• _What is expected_
Repeat exactly, and only, the lines below starting at the line that contains "What TikZ code" and ending at the line that contains "(0,0) rectangle (566,820);", inclusive of both.

• _Stored rows_
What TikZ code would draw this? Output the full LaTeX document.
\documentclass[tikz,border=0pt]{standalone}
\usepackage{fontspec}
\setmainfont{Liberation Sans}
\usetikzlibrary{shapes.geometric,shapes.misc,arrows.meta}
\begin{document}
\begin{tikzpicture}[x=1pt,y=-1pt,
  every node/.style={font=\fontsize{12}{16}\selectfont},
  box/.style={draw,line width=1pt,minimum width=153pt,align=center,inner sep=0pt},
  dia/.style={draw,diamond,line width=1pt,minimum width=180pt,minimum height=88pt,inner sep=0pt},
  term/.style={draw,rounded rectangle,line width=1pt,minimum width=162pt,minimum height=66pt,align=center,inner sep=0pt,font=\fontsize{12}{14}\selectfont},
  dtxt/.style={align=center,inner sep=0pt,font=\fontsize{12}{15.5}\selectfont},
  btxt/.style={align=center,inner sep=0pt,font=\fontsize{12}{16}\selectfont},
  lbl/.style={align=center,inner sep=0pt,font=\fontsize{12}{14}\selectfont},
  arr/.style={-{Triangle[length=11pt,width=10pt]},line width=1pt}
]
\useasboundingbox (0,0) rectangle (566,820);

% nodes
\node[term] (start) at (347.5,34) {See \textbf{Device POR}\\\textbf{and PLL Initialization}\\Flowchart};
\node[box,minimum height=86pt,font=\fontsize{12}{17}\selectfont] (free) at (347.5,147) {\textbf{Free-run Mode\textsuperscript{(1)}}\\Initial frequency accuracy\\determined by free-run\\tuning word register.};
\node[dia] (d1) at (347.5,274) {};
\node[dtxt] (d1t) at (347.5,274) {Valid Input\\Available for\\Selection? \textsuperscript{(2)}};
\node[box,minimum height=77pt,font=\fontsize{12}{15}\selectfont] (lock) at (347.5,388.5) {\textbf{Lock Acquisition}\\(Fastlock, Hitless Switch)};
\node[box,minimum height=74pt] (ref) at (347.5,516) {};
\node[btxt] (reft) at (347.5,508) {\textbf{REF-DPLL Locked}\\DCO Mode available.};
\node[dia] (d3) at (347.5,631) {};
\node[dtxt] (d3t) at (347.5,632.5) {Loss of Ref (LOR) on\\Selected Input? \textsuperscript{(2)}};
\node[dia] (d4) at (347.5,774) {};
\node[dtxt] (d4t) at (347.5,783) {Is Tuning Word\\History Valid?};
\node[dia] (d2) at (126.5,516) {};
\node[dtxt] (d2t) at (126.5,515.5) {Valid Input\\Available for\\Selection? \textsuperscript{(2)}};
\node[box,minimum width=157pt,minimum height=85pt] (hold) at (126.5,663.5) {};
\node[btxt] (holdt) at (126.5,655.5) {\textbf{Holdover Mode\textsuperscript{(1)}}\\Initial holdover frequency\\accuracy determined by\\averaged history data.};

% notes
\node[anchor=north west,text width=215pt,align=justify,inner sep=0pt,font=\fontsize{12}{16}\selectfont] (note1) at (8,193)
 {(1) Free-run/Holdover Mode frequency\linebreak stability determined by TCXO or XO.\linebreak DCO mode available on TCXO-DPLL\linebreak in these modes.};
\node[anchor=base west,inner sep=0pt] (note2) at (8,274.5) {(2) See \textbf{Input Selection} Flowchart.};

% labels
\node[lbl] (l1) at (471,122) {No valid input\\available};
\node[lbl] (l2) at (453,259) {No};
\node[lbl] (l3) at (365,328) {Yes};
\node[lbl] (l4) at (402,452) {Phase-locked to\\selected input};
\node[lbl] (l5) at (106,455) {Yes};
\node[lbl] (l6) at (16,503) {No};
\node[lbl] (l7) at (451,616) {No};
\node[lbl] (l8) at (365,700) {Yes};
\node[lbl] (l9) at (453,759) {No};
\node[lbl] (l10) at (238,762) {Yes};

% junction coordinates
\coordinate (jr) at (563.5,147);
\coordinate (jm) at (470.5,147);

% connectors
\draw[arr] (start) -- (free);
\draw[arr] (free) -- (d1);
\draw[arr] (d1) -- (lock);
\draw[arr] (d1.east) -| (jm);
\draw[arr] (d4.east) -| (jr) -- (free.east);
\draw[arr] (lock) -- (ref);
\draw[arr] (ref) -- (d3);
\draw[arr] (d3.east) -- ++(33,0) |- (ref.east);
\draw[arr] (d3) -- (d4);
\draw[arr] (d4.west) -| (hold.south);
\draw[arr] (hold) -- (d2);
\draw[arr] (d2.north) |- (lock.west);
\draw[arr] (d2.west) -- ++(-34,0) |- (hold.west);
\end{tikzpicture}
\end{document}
--
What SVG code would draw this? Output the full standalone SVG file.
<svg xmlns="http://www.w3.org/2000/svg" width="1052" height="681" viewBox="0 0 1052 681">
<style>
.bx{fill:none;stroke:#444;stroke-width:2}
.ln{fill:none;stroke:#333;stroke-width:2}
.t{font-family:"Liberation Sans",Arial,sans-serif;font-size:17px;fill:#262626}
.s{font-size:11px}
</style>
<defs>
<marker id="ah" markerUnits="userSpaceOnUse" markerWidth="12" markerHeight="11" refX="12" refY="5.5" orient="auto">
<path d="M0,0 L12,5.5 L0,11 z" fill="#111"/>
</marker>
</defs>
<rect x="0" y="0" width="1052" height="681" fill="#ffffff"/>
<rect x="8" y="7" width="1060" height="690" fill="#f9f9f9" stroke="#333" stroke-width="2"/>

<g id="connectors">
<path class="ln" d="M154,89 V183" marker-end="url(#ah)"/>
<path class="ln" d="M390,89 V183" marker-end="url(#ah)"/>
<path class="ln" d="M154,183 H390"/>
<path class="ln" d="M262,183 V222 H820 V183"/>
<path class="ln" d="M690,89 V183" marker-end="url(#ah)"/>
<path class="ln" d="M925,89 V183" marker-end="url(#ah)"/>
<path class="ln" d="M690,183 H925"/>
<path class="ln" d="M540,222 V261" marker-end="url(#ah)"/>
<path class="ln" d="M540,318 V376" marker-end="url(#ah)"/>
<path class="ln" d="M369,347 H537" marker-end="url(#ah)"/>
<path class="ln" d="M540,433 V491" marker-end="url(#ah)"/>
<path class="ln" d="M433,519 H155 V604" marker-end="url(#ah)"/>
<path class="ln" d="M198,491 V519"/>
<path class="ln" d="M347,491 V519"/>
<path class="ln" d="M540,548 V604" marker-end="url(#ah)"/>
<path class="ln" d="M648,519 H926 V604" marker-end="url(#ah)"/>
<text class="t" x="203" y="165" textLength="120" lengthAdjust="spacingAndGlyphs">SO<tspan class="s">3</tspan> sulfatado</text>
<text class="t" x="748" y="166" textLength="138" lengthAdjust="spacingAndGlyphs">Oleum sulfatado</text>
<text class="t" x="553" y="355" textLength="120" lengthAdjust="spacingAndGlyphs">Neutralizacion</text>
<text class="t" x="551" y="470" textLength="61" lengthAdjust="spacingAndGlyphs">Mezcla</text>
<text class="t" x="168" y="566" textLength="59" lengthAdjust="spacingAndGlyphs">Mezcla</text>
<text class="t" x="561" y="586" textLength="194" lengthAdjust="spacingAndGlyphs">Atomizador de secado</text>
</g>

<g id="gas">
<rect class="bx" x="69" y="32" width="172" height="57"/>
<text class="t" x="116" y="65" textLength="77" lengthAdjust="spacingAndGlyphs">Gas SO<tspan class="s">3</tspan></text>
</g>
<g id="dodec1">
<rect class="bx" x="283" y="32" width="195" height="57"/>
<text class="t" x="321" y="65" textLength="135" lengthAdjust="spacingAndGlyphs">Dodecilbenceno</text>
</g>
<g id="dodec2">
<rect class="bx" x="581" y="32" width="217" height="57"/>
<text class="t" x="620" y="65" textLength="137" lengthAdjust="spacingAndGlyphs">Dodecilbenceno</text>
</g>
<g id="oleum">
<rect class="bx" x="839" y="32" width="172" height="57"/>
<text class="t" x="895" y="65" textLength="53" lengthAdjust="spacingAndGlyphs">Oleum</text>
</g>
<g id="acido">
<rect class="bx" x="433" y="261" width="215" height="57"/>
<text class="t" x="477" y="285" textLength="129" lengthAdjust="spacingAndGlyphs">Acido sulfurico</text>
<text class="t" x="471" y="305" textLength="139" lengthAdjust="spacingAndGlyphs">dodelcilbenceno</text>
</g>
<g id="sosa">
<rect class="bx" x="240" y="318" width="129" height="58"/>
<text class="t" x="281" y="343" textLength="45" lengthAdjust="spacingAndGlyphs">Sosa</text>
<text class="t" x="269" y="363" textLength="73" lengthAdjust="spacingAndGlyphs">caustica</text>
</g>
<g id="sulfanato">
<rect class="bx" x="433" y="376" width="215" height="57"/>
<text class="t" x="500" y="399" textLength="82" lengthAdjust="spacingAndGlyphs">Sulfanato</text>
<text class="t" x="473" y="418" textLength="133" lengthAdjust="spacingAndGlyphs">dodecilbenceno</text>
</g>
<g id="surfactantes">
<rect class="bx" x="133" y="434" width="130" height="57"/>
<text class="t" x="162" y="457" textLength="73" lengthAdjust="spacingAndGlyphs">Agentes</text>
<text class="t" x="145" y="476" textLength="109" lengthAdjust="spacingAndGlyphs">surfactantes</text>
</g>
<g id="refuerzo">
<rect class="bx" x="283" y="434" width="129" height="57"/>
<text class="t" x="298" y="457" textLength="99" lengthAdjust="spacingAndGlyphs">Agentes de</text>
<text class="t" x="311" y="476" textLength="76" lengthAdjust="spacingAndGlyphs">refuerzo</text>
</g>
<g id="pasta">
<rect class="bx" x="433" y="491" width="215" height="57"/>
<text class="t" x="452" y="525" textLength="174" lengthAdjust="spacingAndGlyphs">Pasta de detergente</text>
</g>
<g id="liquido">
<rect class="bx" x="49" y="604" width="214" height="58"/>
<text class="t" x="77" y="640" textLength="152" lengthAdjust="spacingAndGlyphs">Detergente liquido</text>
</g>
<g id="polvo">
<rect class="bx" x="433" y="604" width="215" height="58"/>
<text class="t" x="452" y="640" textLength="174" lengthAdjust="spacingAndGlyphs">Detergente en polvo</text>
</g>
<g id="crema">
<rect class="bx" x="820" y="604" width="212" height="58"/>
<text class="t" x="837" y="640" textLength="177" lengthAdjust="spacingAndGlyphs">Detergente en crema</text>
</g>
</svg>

• _Finished task_
What TikZ code would draw this? Output the full LaTeX document.
\documentclass[tikz,border=0pt]{standalone}
\usepackage{fontspec}
\setmainfont{Liberation Sans}
\usetikzlibrary{shapes.geometric,shapes.misc,arrows.meta}
\begin{document}
\begin{tikzpicture}[x=1pt,y=-1pt,
  every node/.style={font=\fontsize{12}{16}\selectfont},
  box/.style={draw,line width=1pt,minimum width=153pt,align=center,inner sep=0pt},
  dia/.style={draw,diamond,line width=1pt,minimum width=180pt,minimum height=88pt,inner sep=0pt},
  term/.style={draw,rounded rectangle,line width=1pt,minimum width=162pt,minimum height=66pt,align=center,inner sep=0pt,font=\fontsize{12}{14}\selectfont},
  dtxt/.style={align=center,inner sep=0pt,font=\fontsize{12}{15.5}\selectfont},
  btxt/.style={align=center,inner sep=0pt,font=\fontsize{12}{16}\selectfont},
  lbl/.style={align=center,inner sep=0pt,font=\fontsize{12}{14}\selectfont},
  arr/.style={-{Triangle[length=11pt,width=10pt]},line width=1pt}
]
\useasboundingbox (0,0) rectangle (566,820);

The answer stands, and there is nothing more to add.